Reciprocity
A Message from Head of School Jodi Grass
Nothing thrives on its own.
The tree does not give shade or fruit because it is generous, in a moral sense, but because giving is how the ecosystem survives. Birds eat, seeds scatter, soil is enriched, and the tree endures. When done in balance with the quiet reciprocity of all beings, the ecosystem may move beyond survival; it may thrive.
Is it possible to truly grasp the interconnectedness of the ultimate ecosystem of our entire planet? Every action we take, even here on our small campus, sends out subtle ripples that touch far more than we imagine. A single choice about water use or waste here can influence the quality of krill in the Southern Ocean, sustaining the life force of the great white shark as it moves through Antarctic waters.
As educators, we recognize how delicate the teaching and learning ecosystem can be and how essential a sense of connection and belonging is to its stability.

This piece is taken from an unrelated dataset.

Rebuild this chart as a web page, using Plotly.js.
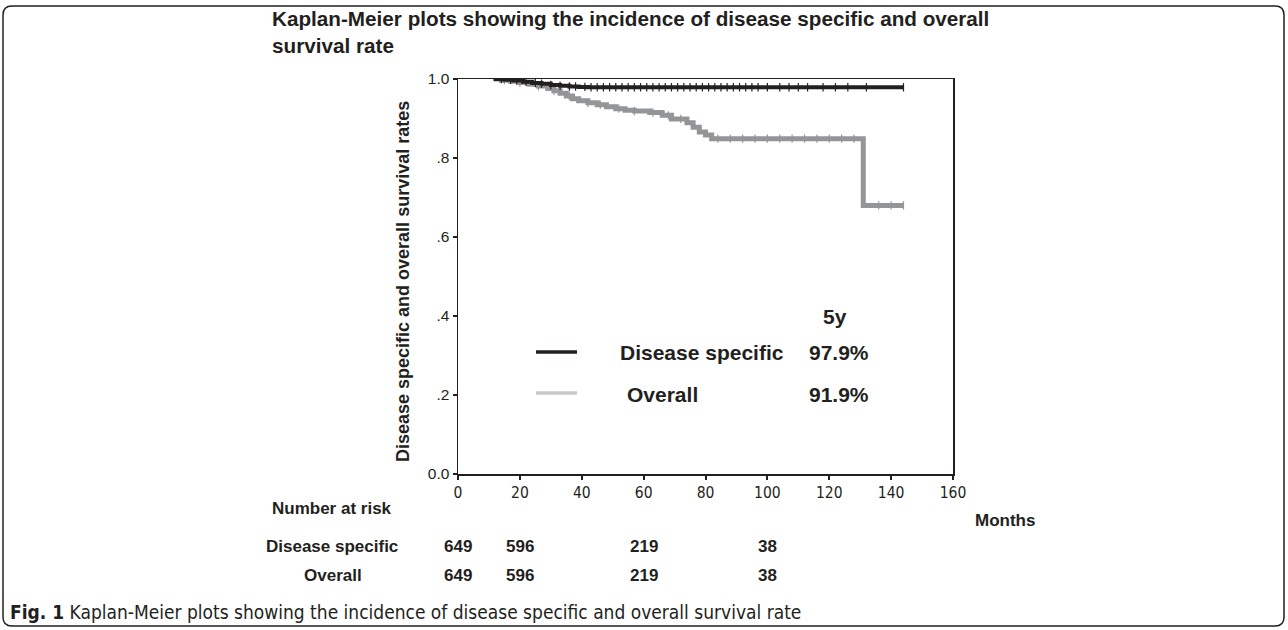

Belonging is both the foundation on which learning rests and the medium through which it unfolds. The science of belonging, drawing from neuroscience, developmental science, psychology, and organizational behavior, helps us understand how deeply our actions and environments shape a child’s experience of connection. And we know that this sense of belonging has a profound impact on a child’s capacity to learn and grow.
For the ecosystem of a school, thriving becomes possible when teachers have the tools, capacity, and nourishment to meet the complex academic and emotional needs of each student. When students feel a sense of belonging, psychological safety, and are met where they are, they may root deeply into learning. When families feel seen and trusted, they can show up with steadiness rather than anxiety. When administrators and school staff offer support without depletion, guided by reasonable boundaries and a culture of shared responsibility, a school becomes resilient and can flourish.
A sense of belonging, while essential, can also be distorted and used to divide and control. When belonging becomes about taking sides, aligning with one idea while rejecting another, or claiming one land or identity as superior, it can have devastating consequences. A closed or exclusive form of belonging fosters marginalization, isolation, segregation, and discrimination. It encourages gatekeeping, elitism, and environments where people fear not being enough or not having enough. In these conditions, belonging becomes a tool of scarcity and homogeneity, enforced by pressure or norms rather than genuine connection.
The Intent of the School asks us to cultivate human beings who may see their responsibility for the whole of life, not just for their own success or well-being; to feel a deep ecological reciprocity that does not confine, but awaken. When there is this depth of belonging, one acts with care, sees without division, and lives in ways that nourish the whole.
Is it possible to feel a sense of belonging, and therefore responsibility, to the whole: all people, the land beneath us, every creature, tree, blade of grass that shares our planetary ecosystem?